* begin *

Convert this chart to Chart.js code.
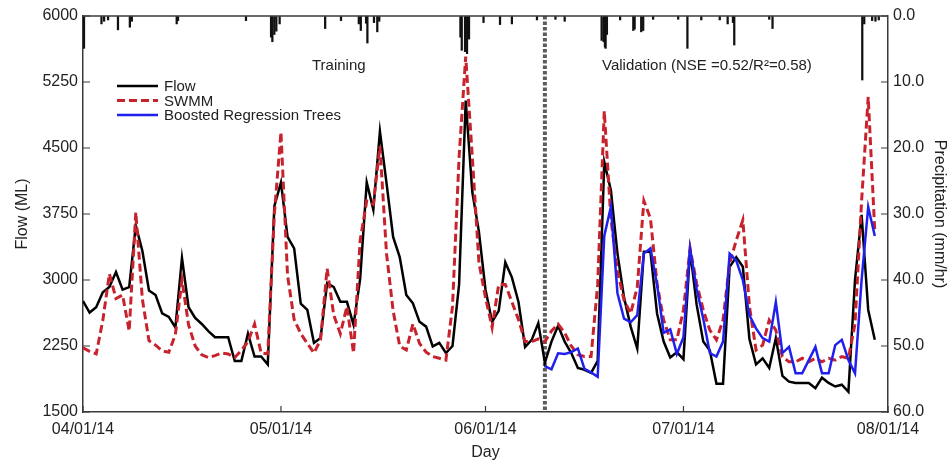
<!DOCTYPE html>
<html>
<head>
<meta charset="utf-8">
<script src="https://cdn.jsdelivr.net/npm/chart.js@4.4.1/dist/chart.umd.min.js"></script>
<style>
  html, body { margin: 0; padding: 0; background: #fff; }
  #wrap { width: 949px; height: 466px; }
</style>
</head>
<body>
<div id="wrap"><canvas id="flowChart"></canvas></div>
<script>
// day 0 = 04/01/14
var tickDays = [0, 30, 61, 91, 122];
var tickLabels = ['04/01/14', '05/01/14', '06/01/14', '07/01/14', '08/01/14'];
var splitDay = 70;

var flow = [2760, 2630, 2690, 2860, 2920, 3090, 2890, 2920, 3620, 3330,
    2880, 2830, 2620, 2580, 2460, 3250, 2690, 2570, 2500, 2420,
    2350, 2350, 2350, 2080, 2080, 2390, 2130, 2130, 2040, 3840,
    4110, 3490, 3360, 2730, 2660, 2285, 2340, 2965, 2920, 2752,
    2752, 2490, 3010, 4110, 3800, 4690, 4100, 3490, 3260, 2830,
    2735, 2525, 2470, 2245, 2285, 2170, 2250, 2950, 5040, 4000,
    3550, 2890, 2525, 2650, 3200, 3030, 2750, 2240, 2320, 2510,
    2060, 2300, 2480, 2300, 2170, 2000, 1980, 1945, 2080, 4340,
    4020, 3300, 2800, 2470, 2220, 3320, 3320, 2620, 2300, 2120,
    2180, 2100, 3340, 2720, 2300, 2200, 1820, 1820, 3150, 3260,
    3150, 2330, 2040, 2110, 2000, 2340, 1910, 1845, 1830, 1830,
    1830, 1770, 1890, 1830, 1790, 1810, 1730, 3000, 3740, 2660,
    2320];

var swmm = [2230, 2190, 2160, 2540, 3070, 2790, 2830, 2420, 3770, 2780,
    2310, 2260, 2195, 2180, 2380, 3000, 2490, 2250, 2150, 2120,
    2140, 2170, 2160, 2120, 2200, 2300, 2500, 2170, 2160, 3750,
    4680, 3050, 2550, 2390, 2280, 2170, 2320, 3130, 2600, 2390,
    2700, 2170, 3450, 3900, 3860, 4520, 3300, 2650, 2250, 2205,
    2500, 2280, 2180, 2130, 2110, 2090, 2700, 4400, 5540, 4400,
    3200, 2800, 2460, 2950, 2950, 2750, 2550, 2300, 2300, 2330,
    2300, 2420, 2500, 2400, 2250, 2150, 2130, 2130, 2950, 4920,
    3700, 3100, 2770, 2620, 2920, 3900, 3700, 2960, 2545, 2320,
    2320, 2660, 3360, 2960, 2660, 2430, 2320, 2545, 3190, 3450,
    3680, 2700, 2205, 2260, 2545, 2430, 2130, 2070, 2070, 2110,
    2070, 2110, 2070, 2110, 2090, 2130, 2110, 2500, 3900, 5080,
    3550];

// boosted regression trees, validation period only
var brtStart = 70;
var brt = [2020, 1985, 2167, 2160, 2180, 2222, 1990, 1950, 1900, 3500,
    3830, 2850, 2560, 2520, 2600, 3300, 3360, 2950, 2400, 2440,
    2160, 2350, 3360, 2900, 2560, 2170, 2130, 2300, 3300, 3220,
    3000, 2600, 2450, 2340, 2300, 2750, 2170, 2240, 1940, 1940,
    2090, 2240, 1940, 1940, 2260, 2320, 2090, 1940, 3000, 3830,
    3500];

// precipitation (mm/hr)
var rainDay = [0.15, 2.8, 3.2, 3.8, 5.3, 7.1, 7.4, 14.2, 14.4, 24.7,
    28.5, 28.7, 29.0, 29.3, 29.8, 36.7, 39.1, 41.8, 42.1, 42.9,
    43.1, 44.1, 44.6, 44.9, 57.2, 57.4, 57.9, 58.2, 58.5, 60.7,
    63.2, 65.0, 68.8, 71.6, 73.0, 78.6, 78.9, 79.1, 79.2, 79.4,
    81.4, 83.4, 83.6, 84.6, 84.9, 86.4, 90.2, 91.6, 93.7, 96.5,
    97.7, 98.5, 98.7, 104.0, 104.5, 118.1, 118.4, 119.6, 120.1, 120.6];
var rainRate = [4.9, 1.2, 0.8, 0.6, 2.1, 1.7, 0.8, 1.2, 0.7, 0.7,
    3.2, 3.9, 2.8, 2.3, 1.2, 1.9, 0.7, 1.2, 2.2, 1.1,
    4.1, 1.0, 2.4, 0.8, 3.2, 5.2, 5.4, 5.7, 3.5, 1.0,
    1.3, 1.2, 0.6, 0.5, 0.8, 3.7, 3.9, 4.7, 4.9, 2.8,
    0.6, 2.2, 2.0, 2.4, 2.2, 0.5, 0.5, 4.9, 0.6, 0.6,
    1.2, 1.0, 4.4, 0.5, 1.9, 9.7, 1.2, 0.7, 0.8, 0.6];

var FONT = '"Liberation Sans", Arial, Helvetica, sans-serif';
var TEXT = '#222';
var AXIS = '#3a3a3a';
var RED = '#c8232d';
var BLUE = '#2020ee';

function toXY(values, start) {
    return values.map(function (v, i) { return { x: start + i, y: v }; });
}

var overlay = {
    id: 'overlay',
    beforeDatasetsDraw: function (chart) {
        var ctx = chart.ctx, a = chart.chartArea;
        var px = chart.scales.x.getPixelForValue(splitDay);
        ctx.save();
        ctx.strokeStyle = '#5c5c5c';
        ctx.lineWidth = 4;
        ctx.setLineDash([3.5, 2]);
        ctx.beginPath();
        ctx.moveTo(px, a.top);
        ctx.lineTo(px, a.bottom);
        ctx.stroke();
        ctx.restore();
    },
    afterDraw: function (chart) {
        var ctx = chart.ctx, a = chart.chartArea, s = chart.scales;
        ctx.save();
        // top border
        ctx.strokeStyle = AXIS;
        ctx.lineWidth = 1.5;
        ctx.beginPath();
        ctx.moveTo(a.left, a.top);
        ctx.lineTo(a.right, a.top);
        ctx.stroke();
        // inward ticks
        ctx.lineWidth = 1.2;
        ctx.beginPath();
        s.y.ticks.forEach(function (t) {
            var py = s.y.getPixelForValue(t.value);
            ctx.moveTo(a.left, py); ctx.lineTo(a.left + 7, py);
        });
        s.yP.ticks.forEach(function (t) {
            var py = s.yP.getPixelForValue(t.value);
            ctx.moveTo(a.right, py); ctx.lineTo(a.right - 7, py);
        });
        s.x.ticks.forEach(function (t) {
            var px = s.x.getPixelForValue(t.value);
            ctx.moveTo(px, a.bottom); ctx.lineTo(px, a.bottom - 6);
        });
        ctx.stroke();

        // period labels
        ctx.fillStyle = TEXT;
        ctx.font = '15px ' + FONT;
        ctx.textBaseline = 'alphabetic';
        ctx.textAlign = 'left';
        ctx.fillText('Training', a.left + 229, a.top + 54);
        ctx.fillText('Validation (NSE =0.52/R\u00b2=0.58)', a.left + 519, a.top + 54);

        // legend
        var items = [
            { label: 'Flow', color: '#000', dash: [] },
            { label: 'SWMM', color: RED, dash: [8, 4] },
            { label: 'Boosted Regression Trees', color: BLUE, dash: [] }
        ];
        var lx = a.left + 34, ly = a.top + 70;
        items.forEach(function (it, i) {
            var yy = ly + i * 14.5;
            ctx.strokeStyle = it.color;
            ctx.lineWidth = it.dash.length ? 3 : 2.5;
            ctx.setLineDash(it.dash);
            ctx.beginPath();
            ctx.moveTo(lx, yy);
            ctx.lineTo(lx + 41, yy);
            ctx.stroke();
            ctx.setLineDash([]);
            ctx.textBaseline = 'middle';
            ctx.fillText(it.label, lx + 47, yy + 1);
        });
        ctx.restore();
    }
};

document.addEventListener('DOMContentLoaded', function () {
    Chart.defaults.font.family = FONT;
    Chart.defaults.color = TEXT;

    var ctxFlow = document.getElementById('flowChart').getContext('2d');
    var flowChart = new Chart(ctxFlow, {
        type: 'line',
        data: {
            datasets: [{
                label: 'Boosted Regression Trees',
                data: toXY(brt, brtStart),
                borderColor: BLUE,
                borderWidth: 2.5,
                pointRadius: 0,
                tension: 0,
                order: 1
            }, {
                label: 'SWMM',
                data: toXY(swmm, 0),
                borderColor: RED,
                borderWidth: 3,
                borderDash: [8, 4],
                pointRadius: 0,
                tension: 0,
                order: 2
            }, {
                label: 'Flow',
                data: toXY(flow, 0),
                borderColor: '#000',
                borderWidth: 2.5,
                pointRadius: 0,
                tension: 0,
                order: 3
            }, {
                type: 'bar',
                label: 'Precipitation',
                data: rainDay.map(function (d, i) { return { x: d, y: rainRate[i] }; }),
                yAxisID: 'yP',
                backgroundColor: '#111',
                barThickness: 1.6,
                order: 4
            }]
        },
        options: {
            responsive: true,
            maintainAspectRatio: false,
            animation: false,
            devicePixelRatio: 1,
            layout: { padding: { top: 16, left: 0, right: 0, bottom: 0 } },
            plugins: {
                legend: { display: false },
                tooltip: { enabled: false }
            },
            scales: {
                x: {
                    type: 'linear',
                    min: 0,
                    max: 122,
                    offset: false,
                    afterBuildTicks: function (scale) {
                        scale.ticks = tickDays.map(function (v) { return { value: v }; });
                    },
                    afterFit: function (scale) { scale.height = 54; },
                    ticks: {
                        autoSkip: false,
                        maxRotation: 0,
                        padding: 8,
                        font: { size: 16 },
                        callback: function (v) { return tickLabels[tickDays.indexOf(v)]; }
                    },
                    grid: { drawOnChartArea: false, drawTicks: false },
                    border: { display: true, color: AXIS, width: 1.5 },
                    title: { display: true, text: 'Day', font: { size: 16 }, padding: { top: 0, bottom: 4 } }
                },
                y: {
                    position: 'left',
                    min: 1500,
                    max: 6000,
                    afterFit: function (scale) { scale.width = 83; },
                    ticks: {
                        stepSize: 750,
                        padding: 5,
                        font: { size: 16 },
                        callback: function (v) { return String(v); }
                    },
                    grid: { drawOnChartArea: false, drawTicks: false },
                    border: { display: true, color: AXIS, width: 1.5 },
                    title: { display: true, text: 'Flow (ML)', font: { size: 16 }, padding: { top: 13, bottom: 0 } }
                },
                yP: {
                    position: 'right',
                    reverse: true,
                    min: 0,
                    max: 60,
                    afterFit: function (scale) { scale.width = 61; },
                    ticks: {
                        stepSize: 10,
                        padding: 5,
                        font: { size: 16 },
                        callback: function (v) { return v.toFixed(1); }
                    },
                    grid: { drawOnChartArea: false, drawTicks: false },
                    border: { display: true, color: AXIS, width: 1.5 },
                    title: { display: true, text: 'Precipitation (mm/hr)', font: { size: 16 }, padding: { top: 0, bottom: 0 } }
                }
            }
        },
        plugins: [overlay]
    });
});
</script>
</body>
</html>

* end *

→ Task statement: Copy nothing but the lines from the first one in the listing through the line with "var splitDay = 70;", and omit the pictures.

→ Solution to the problem:
Convert this chart to Chart.js code.
<!DOCTYPE html>
<html>
<head>
<meta charset="utf-8">
<script src="https://cdn.jsdelivr.net/npm/chart.js@4.4.1/dist/chart.umd.min.js"></script>
<style>
  html, body { margin: 0; padding: 0; background: #fff; }
  #wrap { width: 949px; height: 466px; }
</style>
</head>
<body>
<div id="wrap"><canvas id="flowChart"></canvas></div>
<script>
// day 0 = 04/01/14
var tickDays = [0, 30, 61, 91, 122];
var tickLabels = ['04/01/14', '05/01/14', '06/01/14', '07/01/14', '08/01/14'];
var splitDay = 70;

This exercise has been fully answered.